Ben Nelson’s Season For Duty Free Legislation
Other sites that report on Congress are writing obsessively about health care reform legislation in the Senate, and its odd state-by-state opt out provision that applies to the public option – an option on an option. My attention, however, has been drawn by another rush to opt out that has not received the attention of most writers on the Congress.
It’s the season for the weaving of highly selective loopholes in import duties, requested by powerful corporations and written up quietly in the offices of the United States Senate. Over the last couple of weeks, a huge number of exemptions from duties have been proposed, sometimes for things that the ordinary person can identify, such as ski poles and snow globes. Often, however, the requested exemptions are for extremely obscure chemicals and materials.

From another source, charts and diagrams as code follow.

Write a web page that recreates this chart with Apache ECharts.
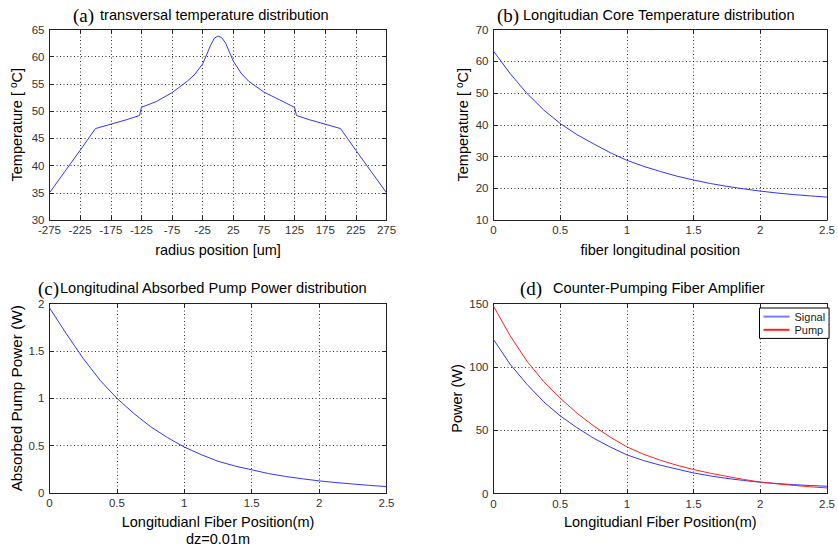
<!DOCTYPE html>
<html><head><meta charset="utf-8">
<script src="https://cdn.jsdelivr.net/npm/echarts@6/dist/echarts.min.js"></script>
<style>html,body{margin:0;padding:0;background:#fff}#c{width:838px;height:548px}</style>
</head><body><div id="c"></div>
<script>
// (a) transversal temperature distribution
const radiusPos = [-275,-250,-225,-200,-175,-150,-128,-125,-100,-75,-50,-37.5,-25,-18,-12.5,-6,0,6,12.5,18,25,37.5,50,75,100,125,128,150,175,200,225,250,275];
const transTemp = [35.0,38.9,42.8,46.8,47.6,48.4,49.2,50.7,51.8,53.4,55.5,56.8,58.7,60.5,62.0,63.4,63.8,63.5,62.5,61.0,59.2,57.0,55.5,53.5,52.1,50.7,49.2,48.4,47.6,46.8,42.8,38.9,35.0];
// longitudinal positions (m)
const fiberPos = [0,0.125,0.25,0.375,0.5,0.625,0.75,0.875,1,1.125,1.25,1.375,1.5,1.625,1.75,1.875,2,2.125,2.25,2.375,2.5];
// (b) core temperature
const coreTemp = [63.2,56.1,49.9,44.7,40.4,36.9,34.0,31.2,28.8,26.9,25.3,23.8,22.6,21.5,20.6,19.8,19.1,18.5,18.0,17.6,17.2];
// (c) absorbed pump power
const absorbedPump = [1.955,1.68,1.42,1.19,1.00,0.84,0.70,0.585,0.485,0.405,0.335,0.285,0.245,0.205,0.175,0.15,0.128,0.11,0.095,0.08,0.068];
// (d) counter-pumping amplifier
const signalPower = [121.6,102,86.3,72.5,61.3,52,43.7,36.7,30.5,26,22.4,19.3,16.2,13.9,11.9,10.3,8.9,7.9,7.0,6.3,5.7];
const pumpPower = [148,124.5,104.5,88.5,75.3,63.5,53.4,44.5,36.8,31,26.3,22.3,18.9,16,13.5,11.1,9.0,7.6,6.4,5.3,4.4];
const seriesNames = ['Signal','Pump'];

const FONT = '"Liberation Sans", Arial, sans-serif';
const SERIF = '"Liberation Serif", "Times New Roman", serif';
const grids = [
  {left:49.5, top:29.5, width:337, height:190.5},
  {left:493.5, top:29.5, width:339, height:190.5},
  {left:49.5, top:303.5, width:337, height:190},
  {left:493.5, top:303.5, width:339, height:190}
];
const axisLine = {show:true, onZero:false, lineStyle:{color:'#222', width:1}};
const axisTick = {show:true, inside:true, length:4, lineStyle:{color:'#222'}};
const splitLine = {show:true, lineStyle:{color:'#333', type:[1,2.5], width:1}};
const axisLabel = {color:'#333', fontSize:11.5, fontFamily:FONT, margin:5, showMinLabel:true, showMaxLabel:true};
const mkName = (size) => ({color:'#000', fontSize:size, fontFamily:FONT, lineHeight:17,
  rich:{sup:{fontSize:10, fontFamily:FONT, color:'#000', padding:[0,0,7,0]}}});

const xAxis = [], yAxis = [];
function addAxes(gi, xr, yr, xName, yName, xGap, yGap, ySize){
  xAxis.push({type:'value', gridIndex:gi, min:xr[0], max:xr[1], interval:xr[2], position:'bottom',
    axisLine, axisTick, splitLine, axisLabel:Object.assign({}, axisLabel, {margin:4}), name:xName, nameLocation:'middle', nameGap:xGap, nameTextStyle:mkName(14.5)});
  xAxis.push({type:'value', gridIndex:gi, min:xr[0], max:xr[1], interval:xr[2], position:'top',
    axisLine, axisTick, splitLine:{show:false}, axisLabel:{show:false}});
  yAxis.push({type:'value', gridIndex:gi, min:yr[0], max:yr[1], interval:yr[2], position:'left',
    axisLine, axisTick, splitLine, axisLabel, name:yName, nameLocation:'middle', nameGap:yGap, nameTextStyle:mkName(ySize)});
  yAxis.push({type:'value', gridIndex:gi, min:yr[0], max:yr[1], interval:yr[2], position:'right',
    axisLine, axisTick, splitLine:{show:false}, axisLabel:{show:false}});
}
addAxes(0, [-275,275,50], [30,65,5], 'radius position [um]', 'Temperature [ {sup|o}C]', 21, 24, 14.5);
addAxes(1, [0,2.5,0.5], [10,70,10], 'fiber longitudinal position', 'Temperature [ {sup|o}C]', 21, 21, 14.5);
addAxes(2, [0,2.5,0.5], [0,2,0.5], 'Longitudianl Fiber Position(m)\ndz=0.01m', 'Absorbed Pump Power (W)', 20, 25, 15.3);
addAxes(3, [0,2.5,0.5], [0,150,50], 'Longitudianl Fiber Position(m)', 'Power (W)', 20, 28, 14.5);

const pairs = (xs, ys) => xs.map((x,i)=>[x, ys[i]]);
const BLUE = '#3434ff', RED = '#ff2020';
const line = (gi, data, color, name) => ({type:'line', name, xAxisIndex:gi*2, yAxisIndex:gi*2, data,
  symbol:'none', smooth:false, silent:true, animation:false, lineStyle:{color, width:1}, itemStyle:{color}});

const titles = [
  {p:'(a)', px:73, t:'transversal temperature distribution', tx:100, y:15},
  {p:'(b)', px:497, t:'Longitudian Core Temperature distribution', tx:523, y:15},
  {p:'(c)', px:38, t:'Longitudinal Absorbed Pump Power distribution', tx:60, y:288},
  {p:'(d)', px:520, t:'Counter-Pumping Fiber Amplifier', tx:553, y:288}
];
const graphic = [];
titles.forEach(o=>{
  graphic.push({type:'text', x:o.px, y:o.y, silent:true, style:{text:o.p, fontSize:19, fontFamily:SERIF, fill:'#000', verticalAlign:'middle'}});
  graphic.push({type:'text', x:o.tx, y:o.y, silent:true, style:{text:o.t, fontSize:14.6, fontFamily:FONT, fill:'#000', verticalAlign:'middle'}});
});

const chart = echarts.init(document.getElementById('c'), null, {renderer:'svg'});
chart.setOption({
  backgroundColor:'#fff',
  animation:false,
  grid: grids,
  xAxis, yAxis,
  graphic,
  legend:{show:true, orient:'vertical', left:759.5, top:308, padding:[3,4,3,3], itemGap:2,
    itemWidth:26, itemHeight:14, borderColor:'#000', borderWidth:1, borderRadius:0, backgroundColor:'#fff',
    itemStyle:{opacity:0},
    textStyle:{color:'#222', fontSize:11, fontFamily:FONT},
    data:[{name:seriesNames[0], lineStyle:{width:2, color:'#7a7aff'}}, {name:seriesNames[1]}]},
  series:[
    line(0, pairs(radiusPos, transTemp), BLUE, 'a'),
    line(1, pairs(fiberPos, coreTemp), BLUE, 'b'),
    line(2, pairs(fiberPos, absorbedPump), BLUE, 'c'),
    line(3, pairs(fiberPos, signalPower), BLUE, seriesNames[0]),
    line(3, pairs(fiberPos, pumpPower), RED, seriesNames[1])
  ]
});
</script></body></html>
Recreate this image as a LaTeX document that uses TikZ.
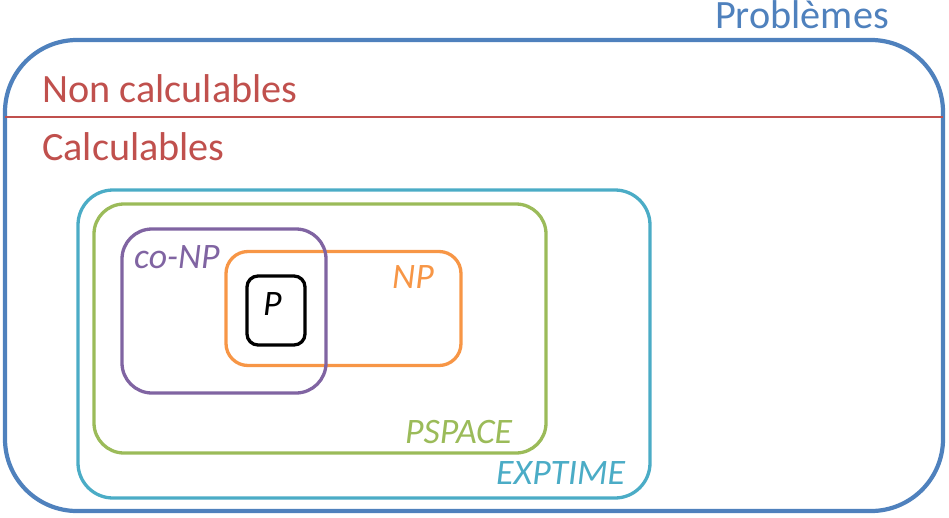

Senator Ben Nelson of Nebraska is the king of these import loopholes. Here’s a list of the materials he proposed be exempted from import fees just last Thursday, a separate bill for each substance:
- Avermectin B
- cloquintocet-mexyl
- clodinafop-propargyl
- fludioxinil technical
- primsulfuron
- pinoxaden
- azoxytrobin
- prosulfuron technical
- mefenoxam technical
- pymetrozine technical
- cyproconazole technical
Do the American people really benefit from these particular substances being imported, instead of produced here in the United States?